Adadelta

This optimizer has first been introduced by Zeiler [1] in order to address two issues that arise in the fomulation of the Adagrad optimizer. In the Adagrad optimizer, the update rule is

$$\theta_{t+1} = \theta_t + \Delta \theta_t = \theta_t -\frac{\eta}{\sqrt{\sum_{\tau=1}^t g_t^2}}g_t$$

where $\theta_t$ is the parameter at step $t$, $\eta$ the learning rate, and $g_t$ the gradient. As can be seen from this equation, if the value of the gradient is large at the beginning of the simulation, the learning rate (the term in front of $g_t$) will be small for the entire training since the denominator will remain large no matter how small the gradient becomes. This can be addressed by selecting a large $\eta$ but thus makes the method dependent on the choice of the learning rate. Also, since the gradient keeps accumulating in the denominator, the learning rate will continually decrease and eventually become zero, hence stopping the training. Adadelta was designed to address these two limitations of Adagrad.

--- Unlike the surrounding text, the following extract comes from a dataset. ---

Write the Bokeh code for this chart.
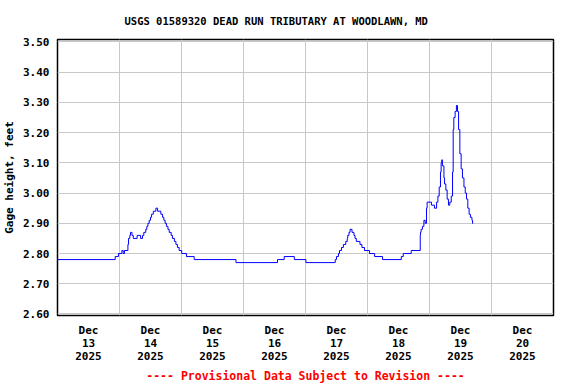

The Adadelta optimizer keeps track of only recent past gradients by accumulating them using an exponentially decaying average:

$$E[g^2]_{t} = \rho E[g^2]_{t-1} + (1-\rho)g_t^2$$

where $\rho$ is the exponential decay rate. That way, large gradients that may arise at the beginning of the training are slowly “forgotten” as the training progresses and thus don’t impact the learning rate later on in the optimization. Since in Adagrad the denominator is a square root, the root mean square is computed:

$$RMS[g]_{t} = \sqrt{E[g^2]_t + \epsilon}$$

where $\epsilon$ is a small constant added for numerical stability. The derivation of an expression for the numerator is based on the observation that the units of $\theta_t$ and $\Delta \theta_t$ should match and based on considerations on second order methods, the author proposes the following expression:

$$E[\Delta \theta^2]_{t} = \rho E[\Delta \theta^2]_{t-1} + (1-\rho)\Delta \theta_t^2$$

$$RMS[\Delta \theta]_t = \sqrt{E[\Delta \theta^2]_t + \epsilon}$$

Hence, the update term in the Adadelta method is

$$\Delta \theta_t = - \frac{RMS[g]_t}{RMS[\Delta \theta]_t}g_t$$

In neuro, the default values for $\rho$ and $\epsilon$ are

$$\rho = 0.95$$

$$\epsilon = 10^{-6}$$

References

[1] Zeiler, M.D., Adadelta: An Adaptive Learning Rate Method, arXiv:1212.5701v1, 2012.